The $500,000 Phase "B" on the north side of 18th Street and east of the canal opened in December of 2013. Gardens in this area represent Amritsar, India and Santiago de Queretaro, Mexico.
Each garden was designed with structural elements, perimeter fencing, and trees and plants representing each Sister City's character and beauty.
The structural element chosen for this Sister City Garden is a gazebo designed to represent the Golden Temple located in Amritsar. The Holy Temple is surrounded by a lake filled with "holy water" and is represented with water-colored concrete paving accented with "koi" fish tiles designed by Richard Meyer. The garden's plants are more formal in their presentation reflecting the English influence in the area. Colored concrete pavers lead the visitor into the gazebo. Two urn-style planters welcome visitors to this garden and four concrete benches beckon one to sit and enjoy the serenity of the space. Fence panels were designed using elements from the entrance archway to the Golden Temple.

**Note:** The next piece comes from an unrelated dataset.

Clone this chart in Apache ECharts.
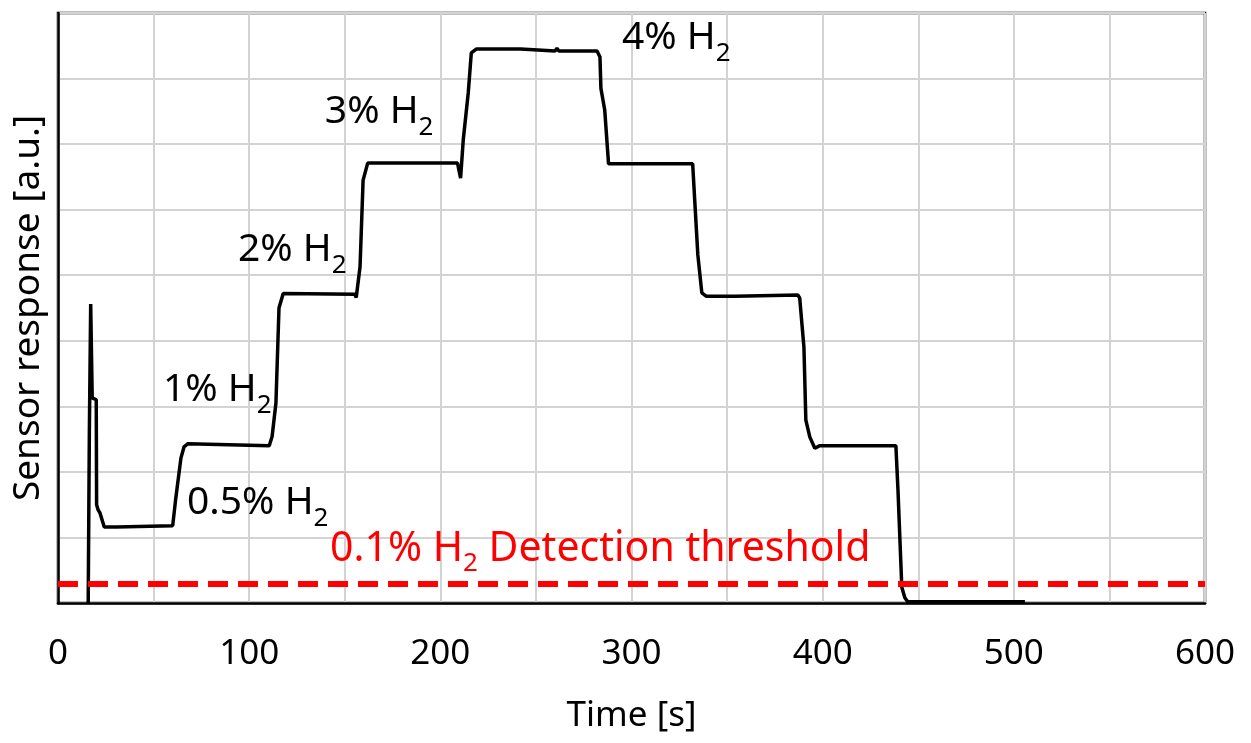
<!DOCTYPE html>
<html>
<head>
<meta charset="utf-8">
<script src="https://cdn.jsdelivr.net/npm/echarts@6/dist/echarts.min.js"></script>
<style>
html,body{margin:0;padding:0;background:#fff;}
#main{width:1251px;height:743px;}
</style>
</head>
<body>
<div id="main"></div>
<script>
// Time [s]
var timeS = [15.8, 16.4, 17.1, 17.9, 20.0, 20.2, 21.0, 22.0, 24.2, 30.5, 31.5, 60.0, 61.5, 64.3, 65.9, 68.0, 110.5, 112.0, 114.0, 115.6, 117.8, 155.3, 156.0, 158.0, 159.6, 162.0, 209.0, 210.6, 212.0, 214.6, 216.2, 218.8, 242.0, 243.0, 260.0, 261.0, 262.0, 282.0, 283.5, 284.0, 286.0, 288.0, 332.0, 333.0, 334.7, 336.8, 339.0, 354.0, 355.0, 387.0, 388.0, 390.2, 391.2, 393.3, 395.9, 398.5, 438.3, 439.4, 441.4, 443.0, 444.5, 505.8];
// Sensor response [a.u.]
var response = [0.0, 2.6, 4.56, 3.13, 3.10, 1.50, 1.42, 1.37, 1.16, 1.16, 1.18, 1.18, 1.57, 2.21, 2.38, 2.43, 2.40, 2.54, 3.05, 4.50, 4.72, 4.71, 4.66, 5.13, 6.45, 6.71, 6.71, 6.48, 7.07, 7.78, 8.39, 8.45, 8.45, 8.42, 8.42, 8.46, 8.42, 8.42, 8.33, 7.85, 7.52, 6.70, 6.70, 6.18, 5.31, 4.73, 4.68, 4.68, 4.70, 4.70, 4.65, 3.90, 2.79, 2.53, 2.36, 2.40, 2.40, 1.72, 0.24, 0.08, 0.02, 0.02];
var thresholdValue = 0.30;
var xTickLabels = ['0', '100', '200', '300', '400', '500', '600'];
// annotation texts and their anchor (left edge, vertical middle) in data coordinates
var annoMain = ['4% H', '3% H', '2% H', '1% H', '0.5% H', '0.1% H'];
var annoSub = ['2', '2', '2', '2', '2', '2'];
var annoTail = ['', '', '', '', '', ' Detection threshold'];
var annoT = [295, 139.6, 94.1, 54.9, 67.5, 142.3];
var annoV = [8.58, 7.45, 5.35, 3.21, 1.49, 0.80];
var annoColor = ['#000000', '#000000', '#000000', '#000000', '#000000', '#ff0000'];

var FONT = '"Noto Sans", "Open Sans", sans-serif';
var lineData = timeS.map(function (t, i) { return [t, response[i]]; });
var annoData = annoT.map(function (t, i) {
  var big = annoTail[i] ? 41 : 39;
  return {
    value: [t, annoV[i]],
    label: {
      formatter: '{n|' + annoMain[i] + '}{s|' + annoSub[i] + '}' + (annoTail[i] ? '{n|' + annoTail[i] + '}' : ''),
      rich: {
        n: { fontSize: big, fontFamily: FONT, color: annoColor[i], verticalAlign: 'top', lineHeight: 44 },
        s: { fontSize: 26, fontFamily: FONT, color: annoColor[i], verticalAlign: 'top', lineHeight: 28, padding: [22, 0, 0, 0] }
      }
    }
  };
});

var chart = echarts.init(document.getElementById('main'), null, { renderer: 'canvas' });
chart.setOption({
  animation: false,
  backgroundColor: '#fff',
  grid: { left: 58, right: 46, top: 13, bottom: 140, show: true, borderColor: '#000', borderWidth: 2.5, backgroundColor: 'transparent' },
  xAxis: {
    type: 'value', min: 0, max: 600, interval: 50,
    name: 'Time [s]', nameLocation: 'middle', nameGap: 96,
    nameTextStyle: { fontSize: 35, fontFamily: FONT, color: '#000' },
    axisLine: { show: true, lineStyle: { color: '#000', width: 2.5 } },
    axisTick: { show: false },
    axisLabel: {
      fontSize: 35, fontFamily: FONT, color: '#000', margin: 34,
      formatter: function (v) { return v % 100 === 0 ? xTickLabels[v / 100] : ''; }
    },
    splitLine: { show: true, lineStyle: { color: '#d3d3d3', width: 2 } }
  },
  yAxis: {
    type: 'value', min: 0, max: 9, interval: 1,
    name: 'Sensor response [a.u.]', nameLocation: 'middle', nameGap: 11,
    nameTextStyle: { fontSize: 37, fontFamily: FONT, color: '#000' },
    axisLine: { show: true, lineStyle: { color: '#000', width: 2.5 } },
    axisTick: { show: false },
    axisLabel: { show: false },
    splitLine: { show: true, lineStyle: { color: '#d3d3d3', width: 2 } }
  },
  series: [
    {
      type: 'line', data: lineData, showSymbol: false, symbol: 'none',
      lineStyle: { color: '#000', width: 3.5 },
      markLine: {
        silent: true, symbol: 'none', label: { show: false },
        lineStyle: { color: '#ff0000', width: 6, type: [20, 10], opacity: 1 },
        data: [{ yAxis: thresholdValue }]
      },
      z: 3
    },
    {
      type: 'scatter', data: annoData, symbolSize: 0, silent: true,
      itemStyle: { opacity: 1, color: 'rgba(0,0,0,0)' },
      label: { show: true, position: 'inside', align: 'left', verticalAlign: 'middle', opacity: 1 },
      emphasis: { disabled: true },
      z: 5
    }
  ]
});
</script>
</body>
</html>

Bucheon is a city that has reserved more than 50% of its area to parks, making it a place of respite in the region. With this in mind, particular consideration was given to the colors, placement and varieties of plants and trees used for this garden, especially those used in the center planter. The Taegeuk, the symbol of hope for harmony of um and yang - as featured on the South Korean flag - is epitomized in this structural element of this Sister City Garden. Plants chosen for the Taegeuk planter were of red and blue varieties for each side of this symbol. Many gardens of the region feature "moon gates" as entrance portals. Fence panels in the garden were designed using a moon gate motif to represent this garden feature.
The architectural feature in this Sister City Garden represents the structural supports for the Hangzhou Bay Bridge, one of the longest bridges in the world. The plants chosen for this garden begin with ground level plants and gradually rise to taller varieties at the rear of the garden. This symbolizes what one experiences as they travel from sea level in Cixi through agricultural areas and rising to the mountains beyond. Red brick pavers represent Cixi's robust industry and economy. The fence panel design characterizes many of China's historical bridges.
The trellises in this Sister City Garden represent the over 400 year-old Wakayama Castle and its surrounding gardens. The fence panel design represents Nippon - "The Sun's Origin." The colors of Wakayama are represented by the variety of landscaping in this garden. From the fall reds of the maples to the pink-white cherry blossoms of spring, the Wakayama Sister City Garden is embodied in the plants and architecture of this area of the park.
A formal fountain welcomes visitors to the Sister City Garden Park and a large shade structure covers an assembly area just to the west of the fountain. Several seating areas with trellises allow visitors to rest and enjoy the beauty of the gardens. The Mill Creek themed light standards and lighted bollards are continued in the garden plazas. A custom-designed privacy fence using patterned square steel tubing inserted with jade colored plexiglas panels accented with cherry blossoms, lies on the south and west sides of the park providing a beautiful backdrop for the gardens of China, Japan and South Korea.